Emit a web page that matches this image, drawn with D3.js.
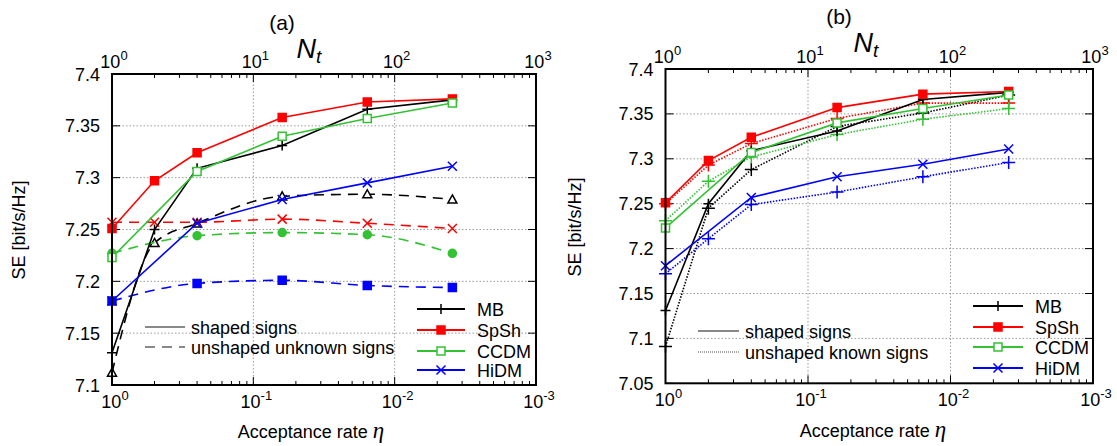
<!DOCTYPE html>
<html><head><meta charset="utf-8">
<script src="https://cdn.jsdelivr.net/npm/d3@7"></script>
<style>
body{margin:0;background:#fff}
text{font-family:"Liberation Sans",Arial,Helvetica,sans-serif;fill:#000}
</style>
</head><body>
<svg id="chart" width="1117" height="446" xmlns="http://www.w3.org/2000/svg"></svg>
<script>
// ---------- data ----------
const eta = [1, 1/2, 1/4, 1/16, 1/64, 1/256];
const seriesNames = ["MB", "SpSh", "CCDM", "HiDM"];
const etaTicks = [1, 0.1, 0.01, 0.001];
const etaTickExp = ["0", "-1", "-2", "-3"];
const ntTicks = [1, 10, 100, 1000];
const ntTickExp = ["0", "1", "2", "3"];
const yTicksA = [7.1, 7.15, 7.2, 7.25, 7.3, 7.35, 7.4];
const yTickLabelsA = ["7.1", "7.15", "7.2", "7.25", "7.3", "7.35", "7.4"];
const yTicksB = [7.05, 7.1, 7.15, 7.2, 7.25, 7.3, 7.35, 7.4];
const yTickLabelsB = ["7.05", "7.1", "7.15", "7.2", "7.25", "7.3", "7.35", "7.4"];
const styleLabelsA = ["shaped signs", "unshaped unknown signs"];
const styleLabelsB = ["shaped signs", "unshaped known signs"];

// panel (a): shaped signs (solid)
const aMB   = [7.131, 7.250, 7.309, 7.331, 7.366, 7.375];
const aSpSh = [7.251, 7.297, 7.324, 7.358, 7.373, 7.376];
const aCCDM = [7.223, null,  7.306, 7.340, 7.357, 7.372];
const aHiDM = [7.181, null,  7.256, 7.279, 7.295, 7.311];
// panel (a): unshaped unknown signs (dashed)
const aMBu   = [7.112, 7.237, 7.256, 7.282, 7.284, 7.279];
const aSpShu = [7.257, 7.257, 7.257, 7.260, 7.256, 7.251];
const aCCDMu = [7.227, null,  7.244, 7.247, 7.245, 7.227];
const aHiDMu = [7.181, null,  7.198, 7.201, 7.196, 7.194];

// panel (b): shaped signs (solid)
const bMB   = [7.131, 7.250, 7.309, 7.331, 7.366, 7.374];
const bSpSh = [7.251, 7.298, 7.324, 7.357, 7.372, 7.375];
const bCCDM = [7.223, null,  7.307, 7.340, 7.356, 7.371];
const bHiDM = [7.181, null,  7.257, 7.280, 7.294, 7.311];
// panel (b): unshaped known signs (dotted)
const bMBk   = [7.091, 7.245, 7.288, 7.336, 7.351, 7.371];
const bSpShk = [7.250, 7.293, 7.317, 7.345, 7.362, 7.362];
const bCCDMk = [7.231, 7.275, 7.302, 7.327, 7.344, 7.356];
const bHiDMk = [7.172, 7.211, 7.249, 7.263, 7.280, 7.296];

// ---------- styling ----------
const COL = {MB: "#000000", SpSh: "#ff0000", CCDM: "#33c233", HiDM: "#0000ff"};
const svg = d3.select("#chart");
svg.append("rect").attr("width", 1117).attr("height", 446).attr("fill", "#fff");

function markerPath(type, s) {
  switch (type) {
    case "plus": return `M${-s},0H${s}M0,${-s}V${s}`;
    case "cross": return `M${-s},${-s}L${s},${s}M${-s},${s}L${s},${-s}`;
    case "square": return `M${-s},${-s}H${s}V${s}H${-s}Z`;
    case "triangle": return `M0,${-s}L${s},${s*0.8}L${-s},${s*0.8}Z`;
    case "circle": return d3.symbol(d3.symbolCircle, Math.PI * s * s)();
  }
}
function drawMarker(g, type, filled, color, cx, cy, s) {
  g.append("path").attr("d", markerPath(type, s))
    .attr("transform", `translate(${cx},${cy})`)
    .attr("fill", filled ? color : (type === "plus" || type === "cross" ? "none" : "#fff"))
    .attr("stroke", color).attr("stroke-width", 1.5);
}

function panel(cfg) {
  const g = svg.append("g");
  const x = d3.scaleLog().domain([1, 1e-3]).range([cfg.left, cfg.right]);
  const xt = d3.scaleLog().domain([1, 1000]).range([cfg.left, cfg.right]);
  const y = d3.scaleLinear().domain([cfg.yTicks[0], cfg.yTicks[cfg.yTicks.length - 1]]).range([cfg.bottom, cfg.top]);

  // grid
  const grid = g.append("g").attr("stroke", "#9a9a9a").attr("stroke-width", 1).attr("stroke-dasharray", "1.5,2");
  cfg.yTicks.slice(1, -1).forEach(v => grid.append("line").attr("x1", cfg.left).attr("x2", cfg.right).attr("y1", y(v)).attr("y2", y(v)));
  etaTicks.slice(1, -1).forEach(v => grid.append("line").attr("x1", x(v)).attr("x2", x(v)).attr("y1", cfg.top).attr("y2", cfg.bottom));

  // ticks: minor and major along x (bottom: eta, top: Nt), majors along y
  const tk = g.append("g").attr("stroke", "#000").attr("stroke-width", 1);
  for (let d = 0; d < 3; d++) {
    for (let k = 2; k <= 9; k++) {
      const xv = xt(k * Math.pow(10, d));
      tk.append("line").attr("x1", xv).attr("x2", xv).attr("y1", cfg.bottom).attr("y2", cfg.bottom - 4);
      tk.append("line").attr("x1", xv).attr("x2", xv).attr("y1", cfg.top).attr("y2", cfg.top + 4);
    }
  }
  etaTicks.forEach(v => {
    tk.append("line").attr("x1", x(v)).attr("x2", x(v)).attr("y1", cfg.bottom).attr("y2", cfg.bottom - 8);
    tk.append("line").attr("x1", x(v)).attr("x2", x(v)).attr("y1", cfg.top).attr("y2", cfg.top + 8);
  });
  cfg.yTicks.forEach(v => {
    tk.append("line").attr("x1", cfg.left).attr("x2", cfg.left + 8).attr("y1", y(v)).attr("y2", y(v));
    tk.append("line").attr("x1", cfg.right).attr("x2", cfg.right - 8).attr("y1", y(v)).attr("y2", y(v));
  });

  // tick labels
  etaTicks.forEach((v, i) => {
    const t = g.append("text").attr("x", x(v) + 3).attr("y", cfg.bottom + 23).attr("text-anchor", "middle").attr("font-size", 18);
    t.append("tspan").text("10");
    t.append("tspan").attr("dy", -8).attr("font-size", 13).text(etaTickExp[i]);
  });
  ntTicks.forEach((v, i) => {
    const t = g.append("text").attr("x", xt(v) + 2).attr("y", cfg.top - 6).attr("text-anchor", "middle").attr("font-size", 18);
    t.append("tspan").text("10");
    t.append("tspan").attr("dy", -8).attr("font-size", 13).text(ntTickExp[i]);
  });
  cfg.yTicks.forEach((v, i) => {
    g.append("text").attr("x", cfg.left - 12).attr("y", y(v) + 6.5).attr("text-anchor", "end").attr("font-size", 18).text(cfg.yLabels[i]);
  });

  // axis titles
  const xl = g.append("text").attr("x", cfg.xLabelX).attr("y", cfg.xLabelY).attr("text-anchor", "middle").attr("font-size", 18);
  xl.append("tspan").text("Acceptance rate ");
  xl.append("tspan").attr("font-family", "'Liberation Serif','Times New Roman',serif").attr("font-style", "italic").attr("font-size", 23).text("η");
  g.append("text").attr("transform", `translate(${cfg.yLabelX},${cfg.yLabelY}) rotate(-90)`).attr("text-anchor", "middle").attr("font-size", 18).text("SE [bit/s/Hz]");
  g.append("text").attr("x", cfg.titleX).attr("y", cfg.titleY).attr("text-anchor", "middle")
    .attr("font-family", "'Liberation Serif','Times New Roman',serif").attr("font-size", 21).text(cfg.title);
  const nt = g.append("text").attr("x", cfg.ntX).attr("y", cfg.ntY).attr("text-anchor", "middle")
    .attr("font-family", "'Liberation Serif','Times New Roman',serif").attr("font-style", "italic").attr("font-size", 27);
  nt.append("tspan").text("N");
  nt.append("tspan").attr("dy", 5).attr("font-size", 19).text("t");

  // series
  const plot = g.append("g");
  const lineLin = d3.line().x(d => x(d.e)).y(d => y(d.v));
  const lineSmooth = d3.line().x(d => x(d.e)).y(d => y(d.v)).curve(d3.curveMonotoneX);
  function drawSeries(vals, color, dash, smooth, mType, mFilled, mSize) {
    const pts = eta.map((e, i) => ({e, v: vals[i]})).filter(d => d.v != null);
    plot.append("path").datum(pts).attr("d", smooth ? lineSmooth : lineLin)
      .attr("fill", "none").attr("stroke", color).attr("stroke-width", 1.6)
      .attr("stroke-dasharray", dash || null);
    pts.forEach(d => drawMarker(plot, mType, mFilled, color, x(d.e), y(d.v), mSize));
  }
  cfg.series(drawSeries);

  // border
  g.append("rect").attr("x", cfg.left).attr("y", cfg.top).attr("width", cfg.right - cfg.left).attr("height", cfg.bottom - cfg.top)
    .attr("fill", "none").attr("stroke", "#000").attr("stroke-width", 2);

  // legends
  const lg = g.append("g");
  cfg.styleLabels.forEach((lab, i) => {
    const yy = cfg.styleY[i];
    lg.append("line").attr("x1", cfg.styleX0).attr("x2", cfg.styleX1).attr("y1", yy).attr("y2", yy)
      .attr("stroke", "#888").attr("stroke-width", i === 0 ? 2 : (cfg.styleDash2 === "1,1" ? 1.5 : 2))
      .attr("stroke-dasharray", i === 0 ? null : cfg.styleDash2);
    lg.append("text").attr("x", cfg.styleX1 + 6).attr("y", yy + 6.5).attr("font-size", 18).text(lab);
  });
  const lm = [["plus", false, 5], ["square", true, 4], ["square", false, 4], ["cross", false, 4.5]];
  seriesNames.forEach((nm, i) => {
    const yy = cfg.legY[i];
    lg.append("line").attr("x1", cfg.legX0).attr("x2", cfg.legX1).attr("y1", yy).attr("y2", yy)
      .attr("stroke", COL[nm]).attr("stroke-width", 2);
    drawMarker(lg, lm[i][0], lm[i][1], COL[nm], (cfg.legX0 + cfg.legX1) / 2, yy, lm[i][2]);
    lg.append("text").attr("x", cfg.legX1 + 12).attr("y", yy + 6.5).attr("font-size", 18).text(nm);
  });
}

panel({
  left: 112, right: 536, top: 74, bottom: 385,
  yTicks: yTicksA, yLabels: yTickLabelsA,
  xLabelX: 311, xLabelY: 438, yLabelX: 25, yLabelY: 230,
  title: "(a)", titleX: 282, titleY: 30, ntX: 309, ntY: 58,
  styleLabels: styleLabelsA, styleX0: 145, styleX1: 185, styleY: [327, 347], styleDash2: "10,7",
  legX0: 417, legX1: 465, legY: [309, 330, 351, 370],
  series: draw => {
    draw(aMBu, COL.MB, "10,7", true, "triangle", false, 4.5);
    draw(aSpShu, COL.SpSh, "10,7", true, "cross", false, 4.5);
    draw(aCCDMu, COL.CCDM, "10,7", true, "circle", true, 4);
    draw(aHiDMu, COL.HiDM, "10,7", true, "square", true, 4);
    draw(aMB, COL.MB, null, false, "plus", false, 5);
    draw(aSpSh, COL.SpSh, null, false, "square", true, 4);
    draw(aCCDM, COL.CCDM, null, false, "square", false, 4);
    draw(aHiDM, COL.HiDM, null, false, "cross", false, 4.5);
  }
});

panel({
  left: 665.5, right: 1093, top: 69, bottom: 383.3,
  yTicks: yTicksB, yLabels: yTickLabelsB,
  xLabelX: 873, xLabelY: 437, yLabelX: 581, yLabelY: 227,
  title: "(b)", titleX: 839, titleY: 24, ntX: 866, ntY: 52,
  styleLabels: styleLabelsB, styleX0: 698, styleX1: 739, styleY: [331, 352], styleDash2: "1,1",
  legX0: 973, legX1: 1023, legY: [306, 327, 347, 368],
  series: draw => {
    draw(bMBk, COL.MB, "1.5,1.5", false, "plus", false, 6.5);
    draw(bSpShk, COL.SpSh, "1.5,1.5", false, "plus", false, 6.5);
    draw(bCCDMk, COL.CCDM, "1.5,1.5", false, "plus", false, 6.5);
    draw(bHiDMk, COL.HiDM, "1.5,1.5", false, "plus", false, 6.5);
    draw(bMB, COL.MB, null, false, "plus", false, 5);
    draw(bSpSh, COL.SpSh, null, false, "square", true, 4);
    draw(bCCDM, COL.CCDM, null, false, "square", false, 4);
    draw(bHiDM, COL.HiDM, null, false, "cross", false, 4.5);
  }
});
</script>
</body></html>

◇ ◇ ◇ ◇ ◇

■ **WHAT TO WORK ON**
Begin at the first line of the data above and repeat each line exactly, stopping after the line containing "7.201, 7.196, 7.194];". Omit the pictures.

■ **THE OUTPUT**
Emit a web page that matches this image, drawn with D3.js.
<!DOCTYPE html>
<html><head><meta charset="utf-8">
<script src="https://cdn.jsdelivr.net/npm/d3@7"></script>
<style>
body{margin:0;background:#fff}
text{font-family:"Liberation Sans",Arial,Helvetica,sans-serif;fill:#000}
</style>
</head><body>
<svg id="chart" width="1117" height="446" xmlns="http://www.w3.org/2000/svg"></svg>
<script>
// ---------- data ----------
const eta = [1, 1/2, 1/4, 1/16, 1/64, 1/256];
const seriesNames = ["MB", "SpSh", "CCDM", "HiDM"];
const etaTicks = [1, 0.1, 0.01, 0.001];
const etaTickExp = ["0", "-1", "-2", "-3"];
const ntTicks = [1, 10, 100, 1000];
const ntTickExp = ["0", "1", "2", "3"];
const yTicksA = [7.1, 7.15, 7.2, 7.25, 7.3, 7.35, 7.4];
const yTickLabelsA = ["7.1", "7.15", "7.2", "7.25", "7.3", "7.35", "7.4"];
const yTicksB = [7.05, 7.1, 7.15, 7.2, 7.25, 7.3, 7.35, 7.4];
const yTickLabelsB = ["7.05", "7.1", "7.15", "7.2", "7.25", "7.3", "7.35", "7.4"];
const styleLabelsA = ["shaped signs", "unshaped unknown signs"];
const styleLabelsB = ["shaped signs", "unshaped known signs"];

// panel (a): shaped signs (solid)
const aMB   = [7.131, 7.250, 7.309, 7.331, 7.366, 7.375];
const aSpSh = [7.251, 7.297, 7.324, 7.358, 7.373, 7.376];
const aCCDM = [7.223, null,  7.306, 7.340, 7.357, 7.372];
const aHiDM = [7.181, null,  7.256, 7.279, 7.295, 7.311];
// panel (a): unshaped unknown signs (dashed)
const aMBu   = [7.112, 7.237, 7.256, 7.282, 7.284, 7.279];
const aSpShu = [7.257, 7.257, 7.257, 7.260, 7.256, 7.251];
const aCCDMu = [7.227, null,  7.244, 7.247, 7.245, 7.227];
const aHiDMu = [7.181, null,  7.198, 7.201, 7.196, 7.194];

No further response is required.